Eduardo
Eduardo

Reputation: 258

Django pagination. What if I have 1 million of rows?

The official Django Documentation gives us something like this:

from django.core.paginator import Paginator
my_list = MyModel.objects.all()
p = Paginator(my_list, 10)

But. What if I have to paginate 1 million of rows? It's not so efficient to load the 1 million rows with MyModel.objects.all() every time I want to view a single paginated page.

Is there a more efficient way to do this without the need of call objects.all() to make a simple pagination?

Upvotes: 1

Views: 1915

Answers (1)

Ian Clelland
Ian Clelland

Reputation: 44112

MyModel.objects.all() doesn't actually load all of the objects. It could potentially load all of them, but until you actually perform an action that requires it to be evaluated, it won't do anything.

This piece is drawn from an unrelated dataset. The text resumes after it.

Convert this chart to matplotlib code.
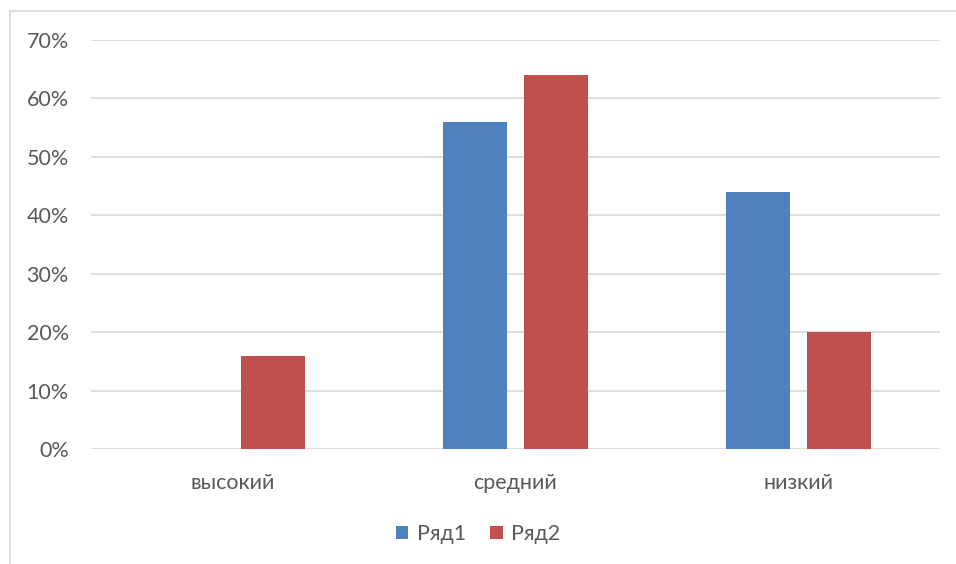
import numpy as np
import matplotlib.pyplot as plt
from matplotlib.lines import Line2D
from matplotlib.ticker import PercentFormatter

plt.rcParams['font.family'] = ['Lato', 'DejaVu Sans']

categories = ['высокий', 'средний', 'низкий']
series1 = [0, 56, 44]   # Ряд1, %
series2 = [16, 64, 20]  # Ряд2, %
series_names = ['Ряд1', 'Ряд2']
colors = ['#4F81BD', '#C0504D']

fig = plt.figure(figsize=(9.56, 5.64), dpi=100)
ax = fig.add_axes([91 / 956, 115 / 564, 849 / 956, 409 / 564])

x = np.arange(len(categories))
w = 0.226
off = 0.143
ax.bar(x - off, series1, width=w, color=colors[0], label=series_names[0], zorder=3)
ax.bar(x + off, series2, width=w, color=colors[1], label=series_names[1], zorder=3)

ax.set_xlim(-0.5, 2.5)
ax.set_ylim(0, 70)
ax.set_yticks(np.arange(0, 71, 10))
ax.yaxis.set_major_formatter(PercentFormatter(decimals=0))
ax.grid(axis='y', color='#D9D9D9', linewidth=1.2, zorder=0)
ax.set_xticks(x)
ax.set_xticklabels(categories)
for s in ax.spines.values():
    s.set_visible(False)
ax.tick_params(length=0, labelsize=15.5, colors='#595959')
ax.tick_params(axis='y', pad=16)
ax.tick_params(axis='x', pad=17)

ax.legend(loc='center', bbox_to_anchor=(0.5, (564 - 534) / 564), bbox_transform=fig.transFigure,
          ncol=2, frameon=False, fontsize=15.5, labelcolor='#595959',
          handlelength=0.6, handleheight=0.6, handletextpad=0.4, columnspacing=1.1)

# chart frame
fig.add_artist(Line2D([10 / 956, 1], [553 / 564, 553 / 564], color='#D9D9D9', linewidth=1.2))
fig.add_artist(Line2D([10 / 956, 10 / 956], [0, 553 / 564], color='#D9D9D9', linewidth=1.2))

fig.savefig('out.png', dpi=100)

The Paginator will almost certainly add some limits on that query set. For example, using array-slicing notation, it can create a new object, like this

my_list = MyModel.objects.all()
smaller_list = my_list[100:200]

That will create a different query set, which will only request 100 items from the database. Or calling .count() on the original query set, which will just instruct the database to return the number of rows in the table.

You would have to do something that requires all of the objects to be retrieved, like calling

list(my_list)

to get 1000000 rows to be transferred from the database to Python.